Gone Girl

Scott Wallace
15th Oct 2014

David Fincher's latest film revisits the shadowy nightmares of his most acclaimed films, Se7en and Fight Club. Unfortunately, it is far from being on par with those classics, though it does have its own charms.

The film is further proof of the director's serious talent for crafting gripping narratives, as well as his keen eye for atmosphere. The film is a feast, full of exciting hands-over-mouth plot twists, grisly revelations and crackling, often funny dialogue, but overall it feel like a lot of empty calories.

Nick Dunne (Ben Affleck) returns to his home one morning, after a trip to the beach and after paying a visit to his twin sister Margo (Carrie Coon) at the bar they co-own, only to find his house in disarray and his wife, Amy (Rosamund Pike), missing. To tell much more of the plot would give away its wicked secrets, but suffice to say the solution was never going to be as simple as murder or kidnapping. A sense of lurking secrets is constantly dangled before the audience - a faint whiff of things not quite being as they seem.

The touch of Fincher and regular cinematographer Jeff Cronenweth is so clear from the film's first moments that it is easy to forget that it is based on a novel. The film is bathed in darkness nearly constantly; often characters are silhouettes or half silhouettes. The effect of this is not to create something stylised, but to create a sense of malice out of a visual palette that actually comes across as very realistic. Because of this, the film's sense of danger, at least in the first half, creates serious nail-biting tension.

The same can be said of the screenplay, which was adapted by the novel's author, Gillian Flynn. Narrative twists are delivered almost constantly: there truly is never a dull moment in the entire running time (which is nearly two-and-a-half hours). From the halfway point onwards, though, when the tightly woven plot begins to unravel, a nagging sense creeps in that something is missing. There is a sense of gravity missing from the proceedings, and this is arguably something that stems from the character of Amy Elliott-Dunne, the girl of the film's title.

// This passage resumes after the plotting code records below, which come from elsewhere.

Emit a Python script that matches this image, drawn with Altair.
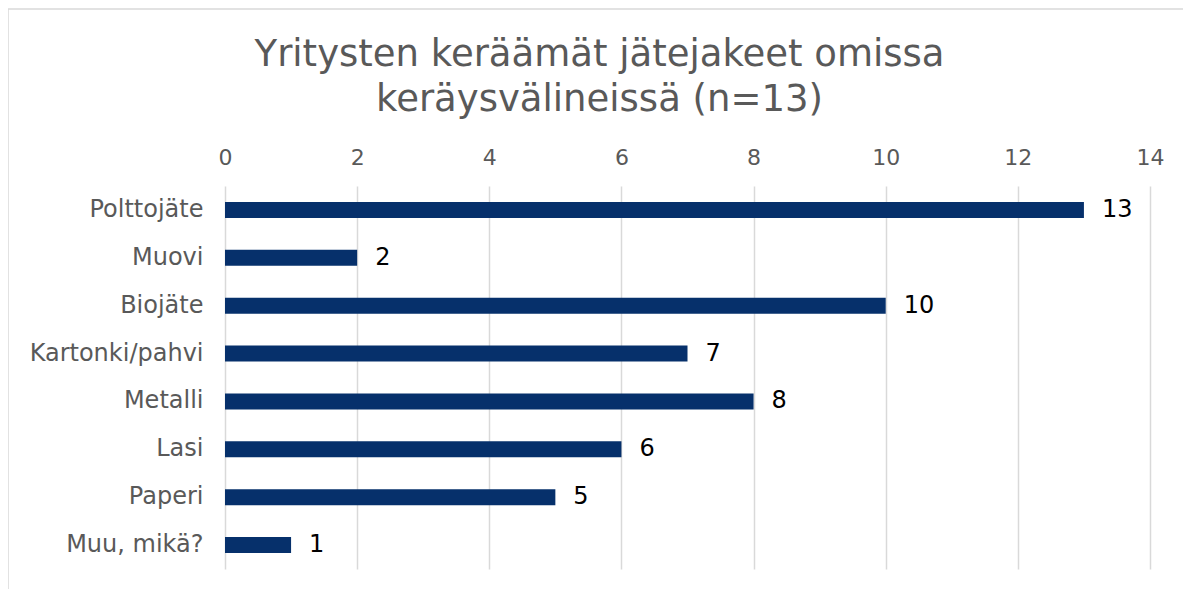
import altair as alt
import pandas as pd

categories = ["Polttojäte", "Muovi", "Biojäte", "Kartonki/pahvi", "Metalli", "Lasi", "Paperi", "Muu, mikä?"]
values = [13, 2, 10, 7, 8, 6, 5, 1]
x_ticks = [0, 2, 4, 6, 8, 10, 12, 14]
title_lines = ["Yritysten keräämät jätejakeet omissa", "keräysvälineissä (n=13)"]

df = pd.DataFrame({"cat": categories, "val": values})
FONT = "DejaVu Sans"

y_enc = alt.Y("cat:N", sort=categories, title=None,
              scale=alt.Scale(paddingInner=0.667, paddingOuter=0.333),
              axis=alt.Axis(ticks=False, domain=False, labelPadding=22, labelFontSize=24,
                            labelColor="#595959", labelFont=FONT))
x_enc = alt.X("val:Q", title=None,
              scale=alt.Scale(domain=[0, 14], nice=False),
              axis=alt.Axis(orient="top", values=x_ticks, format="d", ticks=False, domain=False,
                            labelFlush=False, labelPadding=17, labelFontSize=22,
                            labelColor="#595959", labelFont=FONT,
                            gridColor="#d9d9d9", gridWidth=1.5))

bars = alt.Chart(df).mark_bar(color="#06306b").encode(x=x_enc, y=y_enc)
labels = alt.Chart(df).mark_text(align="left", baseline="middle", dx=18, fontSize=24,
                                 font=FONT, color="#000000").encode(
    x="val:Q", y=alt.Y("cat:N", sort=categories), text="val:Q")

border = alt.Chart(alt.Data(values=[{}])).mark_rect(fill=None, stroke="#d9d9d9", strokeWidth=1.5).encode(
    x=alt.value(-217), x2=alt.value(1100), y=alt.value(-177), y2=alt.value(700))

chart = alt.layer(border, bars, labels).properties(
    width=925, height=383,
    title=alt.TitleParams(text=title_lines, fontSize=37, font=FONT, color="#595959",
                          fontWeight="normal", anchor="middle", dx=-88, dy=111,
                          lineHeight=45, offset=0),
    autosize=alt.AutoSizeParams(type="none"),
    padding={"left": 217, "top": 178, "right": 33, "bottom": 20},
).configure_view(stroke=None)

chart.save("out.html", embed_options={"renderer": "svg", "actions": False})
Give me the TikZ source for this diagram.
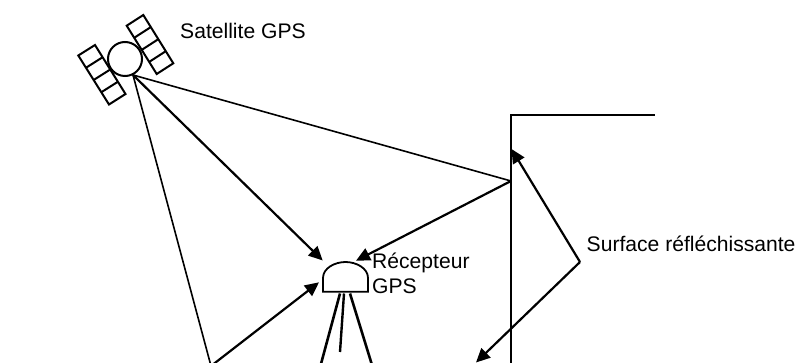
\documentclass[tikz,border=0pt]{standalone}
\usepackage{fontspec}
\setmainfont{Liberation Sans}
\usetikzlibrary{arrows.meta}
\tikzset{
  ray/.style={line width=1.6pt,line join=miter},
  rayb/.style={line width=2.2pt},
  tip/.style={-{Triangle[length=14pt,width=13pt]}},
  sat/.style={line width=2pt},
  lab/.style={font=\fontsize{21.1}{25}\selectfont,inner sep=0pt,align=left,anchor=base west}
}
\begin{document}
\begin{tikzpicture}[x=1pt,y=-1pt]
\useasboundingbox (0,0) rectangle (798,363);
\clip (0,0) rectangle (798,363);
\coordinate (S) at (133,75);
\coordinate (R) at (511,181);
\coordinate (G) at (211,366);
\coordinate (P) at (580,262);
\coordinate (W1) at (511,370);
\coordinate (W2) at (511,115);
\coordinate (W3) at (655,115);
\coordinate (T1) at (322.7,260.5);
\coordinate (T2) at (356,260.7);
\coordinate (T3) at (319,282.3);
\coordinate (T4) at (511.5,149);
\coordinate (T5) at (476,362.5);
% satellite
\node[circle,draw,sat,minimum size=34pt,inner sep=0pt] (body) at (125,59) {};
\draw[sat] (78.3,55.5) -- (95,45) -- (125.5,94) -- (109,104.5) -- cycle;
\draw[sat] (86,67.75) -- (102.6,57.25) (93.65,80) -- (110.25,69.5) (101.3,92.25) -- (117.9,81.75);
\draw[sat] (126.7,25.7) -- (143.3,15) -- (173.3,63.3) -- (156.7,74) -- cycle;
\draw[sat] (134.2,37.8) -- (150.8,27.1) (141.7,49.9) -- (158.3,39.2) (149.2,61.9) -- (165.8,51.2);
% wall
\draw[line width=1.8pt] (W1) -- (W2) -- (W3);
% rays
\draw[ray] (S) -- (R);
\draw[ray] (S) -- (G);
\draw[ray,rayb,tip] (S) -- (T1);
\draw[ray,rayb,tip] (R) -- (T2);
\draw[ray,rayb,tip] (G) -- (T3);
\draw[ray,rayb,tip] (P) -- (T4);
\draw[ray,rayb,tip] (P) -- (T5);
% receiver
\draw[line width=1.8pt] (323,291.7) -- (323,278) .. controls (323,268) and (335,262) .. (345.5,262) .. controls (356,262) and (368,268) .. (368,278) -- (368,291.7) -- cycle;
\coordinate (L1) at (340,293.5);
\coordinate (L2) at (344,293.5);
\coordinate (L3) at (350,293.5);
\draw[line width=2.6pt] (L1) -- (320.7,365);
\draw[line width=2.4pt] (L2) -- (340,352);
\draw[line width=2.6pt] (L3) -- (372,365);
% labels
\node[lab] (satl) at (180,38.3) {Satellite GPS};
\node[lab] (rec) at (372,293.3) {Récepteur\\GPS};
\node[lab] (surf) at (586.5,251.7) {Surface réfléchissante};
\end{tikzpicture}
\end{document}
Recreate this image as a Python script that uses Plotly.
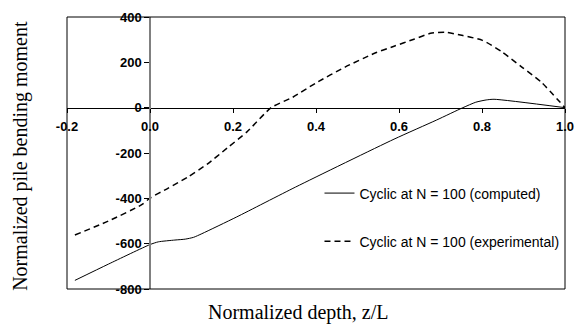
import plotly.graph_objects as go

# Computed curve (solid)
x_computed = [-0.181, -0.1, 0.0, 0.02, 0.06, 0.085, 0.105, 0.125, 0.209, 0.351, 0.588, 0.69, 0.754, 0.785, 0.81, 0.829, 1.0]
y_computed = [-762, -690, -604, -592, -584, -580, -572, -556, -482, -350, -139, -55, 0, 24, 34, 37, 0]

# Experimental curve (dashed)
x_exp = [-0.181, -0.1, -0.02, 0.0, 0.044, 0.091, 0.138, 0.186, 0.233, 0.292, 0.344, 0.399,
         0.470, 0.541, 0.588, 0.636, 0.676, 0.711, 0.754, 0.801, 0.849, 0.896, 0.943, 1.0]
y_exp = [-562, -500, -428, -399, -355, -306, -249, -178, -108, 0, 46, 108,
         179, 240, 271, 302, 328, 333, 318, 297, 245, 179, 112, 0]

x_ticks = [-0.2, 0.0, 0.2, 0.4, 0.6, 0.8, 1.0]
x_ticktext = ["-0.2", "0.0", "0.2", "0.4", "0.6", "0.8", "1.0"]
y_ticks = [-800, -600, -400, -200, 0, 200, 400]
y_ticktext = ["-800", "-600", "-400", "-200", "0", "200", "400"]

name_computed = "Cyclic at N = 100 (computed)"
name_exp = "Cyclic at N = 100 (experimental)"

tick_font = dict(family="Arial, Liberation Sans, sans-serif", size=13, color="black", weight="bold")
title_font = dict(family="Times New Roman, Liberation Serif, serif", size=20, color="black")

fig = go.Figure()
fig.add_trace(go.Scatter(x=x_computed, y=y_computed, mode="lines", name=name_computed,
                         legendgroup="a",
                         line=dict(color="black", width=1, shape="spline", smoothing=0.6)))
fig.add_trace(go.Scatter(x=x_exp, y=y_exp, mode="lines", name=name_exp,
                         legendgroup="b",
                         line=dict(color="black", width=1.5, dash="6px,4px", shape="spline", smoothing=0.6)))

fig.update_layout(
    width=584, height=325,
    margin=dict(l=67, r=10, t=17, b=36),
    plot_bgcolor="white", paper_bgcolor="white",
    showlegend=True,
    legend=dict(x=0.507, xanchor="left", y=0.41, yanchor="top",
                font=dict(family="Arial, Liberation Sans, sans-serif", size=14, color="black"),
                tracegroupgap=27, bgcolor="rgba(0,0,0,0)", itemwidth=30),
    xaxis=dict(range=[-0.2, 1.0], tickvals=x_ticks, ticktext=x_ticktext,
               anchor="free", position=2/3, showline=True, linecolor="black", linewidth=1,
               ticks="outside", ticklen=4, tickcolor="black", showgrid=False, zeroline=False,
               tickfont=tick_font, ticklabelstandoff=3),
    yaxis=dict(range=[-800, 400], tickvals=y_ticks, ticktext=y_ticktext,
               anchor="free", position=1/6, showline=True, linecolor="#808080", linewidth=1.5,
               ticks="outside", ticklen=5, tickcolor="black", showgrid=False, zeroline=False,
               tickfont=tick_font),
    shapes=[dict(type="rect", xref="paper", yref="paper", x0=0, x1=1, y0=0, y1=1,
                 line=dict(color="black", width=1), layer="above")],
    annotations=[
        dict(text="Normalized depth, z/L", xref="paper", yref="paper",
             x=(303 - 67) / 507, y=(289 - 312) / 272, xanchor="center", yanchor="middle",
             showarrow=False, font=title_font),
        dict(text="Normalized pile bending moment", xref="paper", yref="paper",
             x=(19 - 67) / 507, y=(289 - 156) / 272, xanchor="center", yanchor="middle",
             textangle=-90, showarrow=False, font=title_font),
    ],
)

fig.write_html("out.html")
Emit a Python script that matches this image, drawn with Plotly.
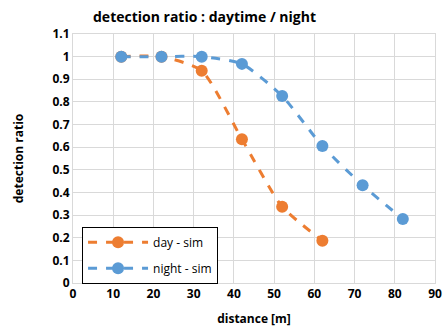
import plotly.graph_objects as go

day_x = [12, 22, 32, 42, 52, 62]
day_y = [1.0, 1.0, 0.938, 0.635, 0.337, 0.187]
night_x = [12, 22, 32, 42, 52, 62, 72, 82]
night_y = [1.0, 1.0, 1.0, 0.968, 0.826, 0.605, 0.432, 0.283]

ORANGE = "#ED7D31"
BLUE = "#5B9BD5"
FONT = "Open Sans"

fig = go.Figure()
fig.add_trace(go.Scatter(x=day_x, y=day_y, name="day - sim", mode="lines+markers",
                         line=dict(color=ORANGE, width=3, dash="dash", shape="spline", smoothing=0.6),
                         marker=dict(size=12, color=ORANGE), legendgroup="a"))
fig.add_trace(go.Scatter(x=night_x, y=night_y, name="night - sim", mode="lines+markers",
                         line=dict(color=BLUE, width=3, dash="dash", shape="spline", smoothing=0.6),
                         marker=dict(size=12, color=BLUE), legendgroup="b"))

fig.update_layout(
    width=443, height=328,
    margin=dict(l=73, r=8, t=34, b=45),
    paper_bgcolor="white", plot_bgcolor="white",
    font=dict(family=FONT, size=12, color="black"),
    title=dict(text="<b>detection ratio : daytime / night</b>", x=93/443, xanchor="left",
               y=1 - 17/328, yanchor="middle", font=dict(size=14, family=FONT)),
    xaxis=dict(range=[0, 90], dtick=10, showgrid=True, gridcolor="#d9d9d9", gridwidth=1,
               showline=True, linecolor="#d9d9d9", mirror=True, zeroline=False,
               tickfont=dict(size=12), ticks="", automargin=False,
               title=dict(text="<b>distance [m]</b>", font=dict(size=12), standoff=13),
               tickprefix="<b>", ticksuffix="</b>"),
    yaxis=dict(range=[0, 1.1], dtick=0.1, showgrid=True, gridcolor="#d9d9d9", gridwidth=1,
               showline=True, linecolor="#d9d9d9", mirror=True, zeroline=False,
               tickfont=dict(size=12), ticks="", automargin=False,
               title=dict(text="<b>detection ratio</b>", font=dict(size=12), standoff=26),
               tickprefix="<b>", ticksuffix="</b>"),
    legend=dict(x=0.025, y=0.226, xanchor="left", yanchor="top",
                bordercolor="black", borderwidth=1, bgcolor="white",
                font=dict(size=12), tracegroupgap=7, itemwidth=60),
)
fig.write_html("out.html")
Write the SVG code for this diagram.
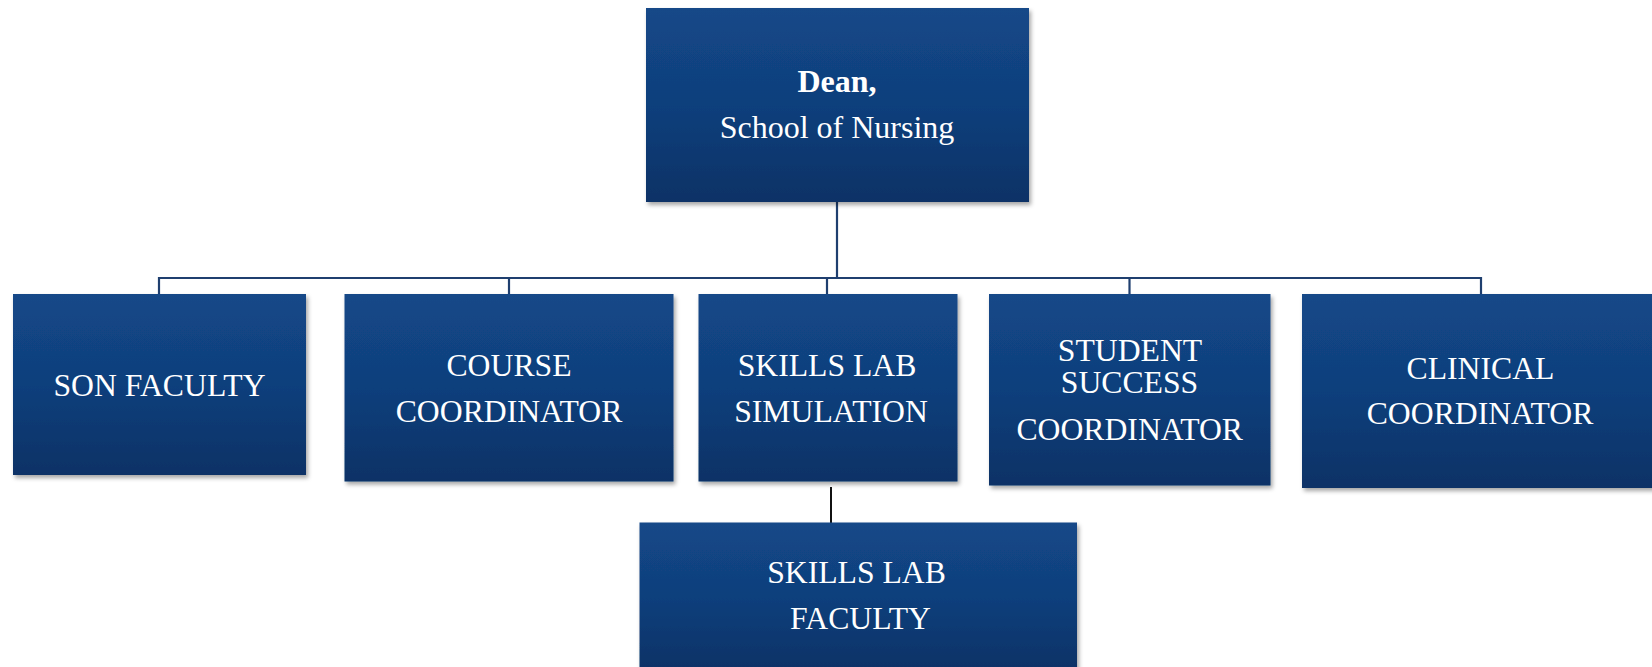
<svg xmlns="http://www.w3.org/2000/svg" width="1652" height="667" viewBox="0 0 1652 667">
  <defs>
    <linearGradient id="boxFill" x1="0" y1="0" x2="0" y2="1">
      <stop offset="0" stop-color="#134888"/>
      <stop offset="0.5" stop-color="#103f7c"/>
      <stop offset="1" stop-color="#0b3266"/>
    </linearGradient>
    <filter id="shadow" x="-5%" y="-5%" width="112%" height="115%">
      <feDropShadow dx="2" dy="3" stdDeviation="2" flood-color="#000" flood-opacity="0.35"/>
    </filter>
  </defs>
  <style>
    .box { fill: url(#boxFill); filter: url(#shadow); }
    .lbl { font-family: "Liberation Serif", "Times New Roman", serif; font-size: 31.7px; fill: #ffffff; text-anchor: middle; }
    .dean { font-size: 32px; }
    .bold { font-weight: bold; }
    .wire { fill: none; stroke: #1f3f6f; stroke-width: 2.2; }
    .wire2 { fill: none; stroke: #111111; stroke-width: 2; }
  </style>

  <rect width="1652" height="667" fill="#ffffff"/>

  <g id="connectors">
    <path class="wire" d="M837 202 V278"/>
    <path class="wire" d="M159 294 V278 H1481 V294"/>
    <path class="wire" d="M509 278 V294"/>
    <path class="wire" d="M827 278 V294"/>
    <path class="wire" d="M1129.5 278 V294"/>
    <path class="wire2" d="M831 487 V527"/>
  </g>

  <g id="dean">
    <rect class="box" x="646" y="8" width="383" height="194"/>
    <text class="lbl dean bold" x="837" y="91.5">Dean,</text>
    <text class="lbl dean" x="837" y="137.5">School of Nursing</text>
  </g>

  <g id="son-faculty">
    <rect class="box" x="13" y="294" width="293" height="181"/>
    <text class="lbl" x="159.5" y="395.5">SON FACULTY</text>
  </g>

  <g id="course-coordinator">
    <rect class="box" x="344.5" y="294" width="329" height="187.5"/>
    <text class="lbl" x="509" y="376">COURSE</text>
    <text class="lbl" x="509" y="421.5">COORDINATOR</text>
  </g>

  <g id="skills-lab-simulation">
    <rect class="box" x="698.5" y="294" width="259" height="187.5"/>
    <text class="lbl" x="827" y="375.5">SKILLS LAB</text>
    <text class="lbl" x="831" y="421.5">SIMULATION</text>
  </g>

  <g id="student-success-coordinator">
    <rect class="box" x="989" y="294" width="281.5" height="191.5"/>
    <text class="lbl" x="1130" y="361">STUDENT</text>
    <text class="lbl" x="1129.5" y="392.5">SUCCESS</text>
    <text class="lbl" x="1129.7" y="440">COORDINATOR</text>
  </g>

  <g id="clinical-coordinator">
    <rect class="box" x="1302" y="294" width="356" height="194"/>
    <text class="lbl" x="1480.5" y="378.5">CLINICAL</text>
    <text class="lbl" x="1480" y="424">COORDINATOR</text>
  </g>

  <g id="skills-lab-faculty">
    <rect class="box" x="639.5" y="522.5" width="437.5" height="150"/>
    <text class="lbl" x="856.5" y="582.5">SKILLS LAB</text>
    <text class="lbl" x="860.5" y="628.5">FACULTY</text>
  </g>
</svg>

Amy narrates the film, through entries from her diary, and it is admirable the way in which her actions in flashback are almost too manicured, and perhaps a little dreamlike, to further the sense of things being amiss. It is one of the clearest examples in recent memory of a film utilising an unreliable narrator, traditionally a literary device. The problem is, though, that Rosamund Pike, as talented as she is, is frighteningly miscast as Amy, and the character itself is written in such a two-dimensional way that it cannot properly function as an unreliable narrator.

That is the main flaw of the film, and given its convoluted plot centred entirely around that one character, it is a fairly large flaw. The story does feature a refreshing amount of moral complexity. Even our "hero" Nick is not exempt from judgement. No one in the story is really innocent, from the main character, to the TV personalities who turn the missing person case into a media circus. It is truly a shame that the moral complexity does not extend to Amy, who remains a one-note enigma.

Aside from Pike, the rest of the cast does a fine job. Ben Affleck in particular is excellent at portraying Nick in such a way that we can easily read his motivations and emotions, while still allowing an outside perspective and easily understanding the way he is perceived by other characters in the film. This duality is a very compelling facet to the film, and certainly carries much of the film's commentary on the way the media vilifies and deifies at will, regardless of the facts. When the film engages directly with the two media personalities - of the two, Missi Pyle's pitch perfect portrayal of Ellen Abbott is particularly stunning - that haunt Amy's story, it hits some of its highest notes.

Possibly the best part of the film is the score provided by frequent Fincher collaborators, Trent Reznor and Atticus Ross, who received an Oscar for their work on The Social Network. The score that the duo provided is subtle, beautiful and original, full of gauzy synth tones, ominous drones and what sounds like free jazz played with nothing but amplifier feedback. The score provides the perfect backing for the film, enhancing the constantly lurking sense of dread, as well as the dream-like quality of some of the flashbacks ten-fold. Another Oscar win is not out of the question.

Gone Girl is immensely likable for the most part, but it just leaves a gnawing craving that things weren't resolved properly, that the audience hasn't been allowed to be privy to the heart of the narrative. It has atmosphere and energy in spades - it is nothing if not a confidently and intelligently made film - but it is quite hard to negotiate the emptiness left by its rather glaring flaws. It's worth seeing just to enjoy the clever, ever-so-slightly absurd plot, but it's nowhere near the power that we know Fincher is capable of delivering.